Cambodia – Siem Reap, silk farming and weaving

In the town of Siem Reap, an organization called Artisans d’Angkor provides employment for rural people by teaching them ancient handicrafts. This organization also runs a silk farm in a more remote area. It was a bit off the beaten tourist trail, and we had to ask our guide to bring us there. Thank heavens, no crowds!

The silk farm grows its own mulberry trees and raises its own silkworms. Not nearly enough to supply the large quantities of silk they need for their weaving operations (the rest comes from China), but the worm-growing part of the business still seemed young, as were the trees. It was a beginning.

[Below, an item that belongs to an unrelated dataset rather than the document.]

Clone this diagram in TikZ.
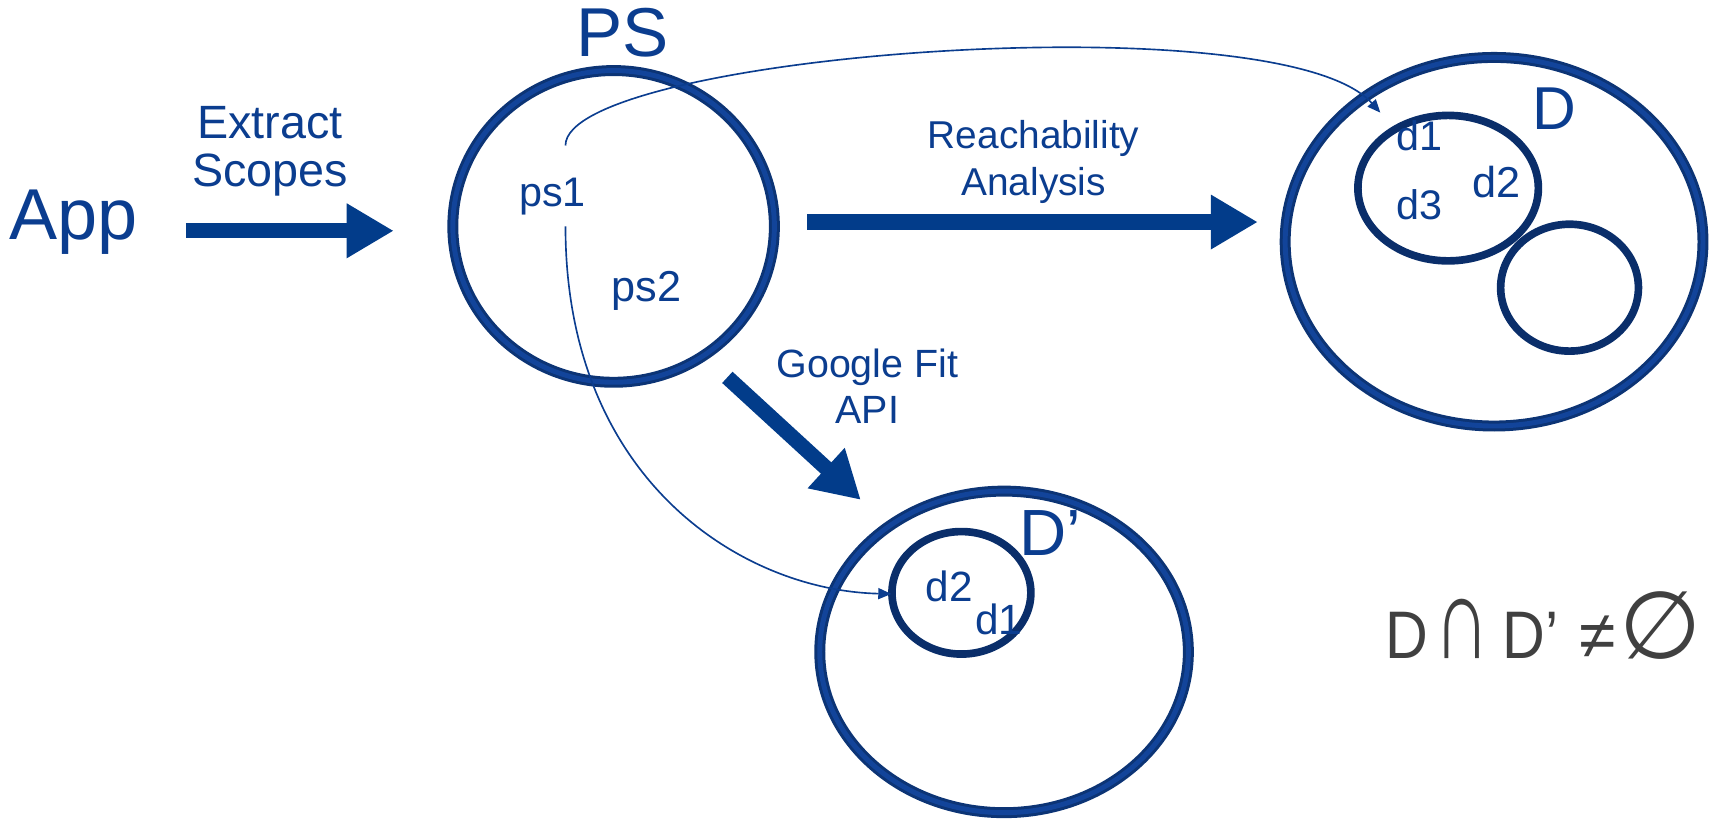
\documentclass[tikz,border=0pt]{standalone}
\usepackage{fontspec}
\usepackage{graphicx}
\setmainfont{Liberation Sans}
\newfontfamily\symfont{DejaVu Sans}
\newfontfamily\formfont{Liberation Sans}[FakeStretch=0.88]
\usetikzlibrary{arrows.meta,shapes.geometric}
\definecolor{inkblue}{HTML}{0B3D8F}
\definecolor{arrowblue}{HTML}{023C8A}
\definecolor{ringdark}{HTML}{0C3475}
\definecolor{ringmid}{HTML}{12449A}
\definecolor{innerring}{HTML}{0A2E6A}
\definecolor{formulagray}{HTML}{404040}
\newcommand{\fsz}[2][1.2]{\fontsize{#2}{#1\dimexpr#2\relax}\selectfont}
\begin{document}
\begin{tikzpicture}[x=0.2mm,y=-0.2mm,
  txt/.style={text=inkblue, inner sep=0pt, anchor=base},
  twoline/.style={text=inkblue, inner sep=0pt, align=center, anchor=center},
  ring/.style={ellipse, inner sep=0pt, draw=ringdark, line width=2mm,
    postaction={draw=ringmid, line width=0.9mm}},
  innerset/.style={ellipse, inner sep=0pt, draw=innerring, line width=1.4mm},
  blockarrow/.style={draw=arrowblue, line width=2.8mm,
    -{Triangle[length=8.6mm, width=9.4mm]}},
  thinlink/.style={draw=inkblue, line width=0.3mm,
    -{Triangle[length=2.4mm, width=2mm]}}
]
\useasboundingbox (0,0) rectangle (1568,758);

% sets drawn as rings
\node[ring, minimum width=294*0.2mm, minimum height=285*0.2mm] (psset) at (561,207) {};
\node[ring, minimum width=382*0.2mm, minimum height=337*0.2mm] (dset) at (1366,221) {};
\node[ring, minimum width=337*0.2mm, minimum height=294*0.2mm] (dpset) at (918,596) {};
\node[innerset, minimum width=165*0.2mm, minimum height=133*0.2mm] (dsub) at (1324,172) {};
\node[innerset, minimum width=126*0.2mm, minimum height=116*0.2mm] (dother) at (1435,263) {};
\node[innerset, minimum width=127*0.2mm, minimum height=112*0.2mm] (dpsub) at (879,542) {};

% labels
\node[txt, font={\fsz{37.5pt}}] (app) at (67,219) {App};
\node[txt, font={\fsz{36pt}}] (pslabel) at (569,52) {PS};
\node[twoline, font={\fsz[1.03]{24.3pt}}] (extract) at (247,138) {Extract\\Scopes};
\node[twoline, font={\fsz{20.2pt}}] (reach) at (945,148) {Reachability\\Analysis};
\node[twoline, font={\fsz[1.16]{20.5pt}}] (gfit) at (793,353) {Google Fit\\API};
\node[txt, font={\fsz{21.5pt}}] (ps1) at (505,189) {ps1};
\node[txt, font={\fsz{22.5pt}}] (ps2) at (591,276) {ps2};
\node[txt, font={\fsz{21.5pt}}] (dd1) at (1298,138) {d1};
\node[txt, font={\fsz{21.5pt}}] (dd3) at (1298,201) {d3};
\node[txt, font={\fsz{22.5pt}}] (dd2) at (1368,181) {d2};
\node[txt, font={\fsz{31.5pt}}] (dlabel) at (1421,118) {D};
\node[txt, font={\fsz{34pt}}] (dplabel) at (960,508) {D’};
\node[txt, font={\fsz{22pt}}] (pd2) at (868,550) {d2};
\node[txt, font={\fsz{22pt}}] (pd1) at (913,580) {d1};
% the set relation, set in a slightly narrowed sans
\node[txt, anchor=base west, text=formulagray, font={\formfont\fsz{35pt}}] (formula) at (1266,602)
  {D\hspace{1.3mm}\scalebox{1.3}[1.75]{∩}\hspace{2.3mm}D’\hspace{3.8mm}\scalebox{1.12}[1]{≠}\hspace{0.6mm}{\symfont\scalebox{1.4}[1.4]{∅}}};

% ends of the block arrows
\coordinate (exs) at (170,211);
\coordinate (exe) at (360,211);
\coordinate (rcs) at (738,203);
\coordinate (rce) at (1150,203);
\coordinate (gfs) at (665,345);
\coordinate (gfe) at (787,457);
% ends of the scope links
\coordinate (ps1top) at (517,133);
\coordinate (ps1bot) at (517,207);
\coordinate (d1in) at (1262,103);
\coordinate (d2in) at (815,543);

\draw[blockarrow] (exs) -- (exe);
\draw[blockarrow] (rcs) -- (rce);
\draw[blockarrow] (gfs) -- (gfe);

\draw[thinlink] (ps1top) .. controls (517,50) and (1170,0) .. (d1in);
\draw[thinlink] (ps1bot) .. controls (517,440) and (680,540) .. (d2in);
\end{tikzpicture}
\end{document}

Silk worms are entirely domesticated animals, no longer found in the wild. They grow fast and are voracious eaters that must be fed frequently. They live only about four weeks before beginning to spin their cocoons. When the cocoons are completed, all but a few (kept for breeding) are harvested and boiled to remove the sericin coating that holds the cocoon together and also, alas, to kill the forming moth within, which would otherwise secrete an acid that would damage the silk thread.

 

Each cocoon is made of a single silk filament more than half a mile long. The worker finds the ends of several cocoons (if you look hard you may be able to see the fine filaments leading to the tool in the worker’s hand above) and inserts them into a machine that unwinds them from the cocoon. It winds several filaments together into a thread on a reel. The threads are then wound onto bobbins.

   

Some of the thread is bleached into “fine” silk, and some is left its natural color as “raw” silk. The silk is then colored using dyes made from a variety of natural ingredients.

  

More detailed descriptions of the life of the silkworm (Bombyx mori) can be found here and here.

The finished, dyed silk is then woven using hand-operated looms.

    

 

Cambodia – Rural life in Angkor

Except for the town of Siem Reap, the Angkor region is generally rural, especially in the archaeological park near the wats. The geography is nearly flat, not far from the Siem Reap River (perhaps even in its floodplain), a good place for farming. Rice farming in particular.

 

But not just rice. There are also, for example, cashew trees.

We were not here during the tourist season, and although there were a lot more tourists than in Myanmar, the roads through the archaelogical park were not busy.

 

A few small shops offered their wares.

 

Home from school, children offered friendly greetings.

  

Houses were basically rectangular and built on stilts to keep them dry during the rainy season. This season had just begun when we were there, and so people were still able to use the “extra” room beneath the house, keeping cool in its shade.

  

There were also a few tourist-oriented shops along the road. Given the region’s increasing economic reliance on tourism (and the fact that vendors are not allowed inside the archaeological sites), I was surprised not to see more. And the few there were had a certain homey attractiveness.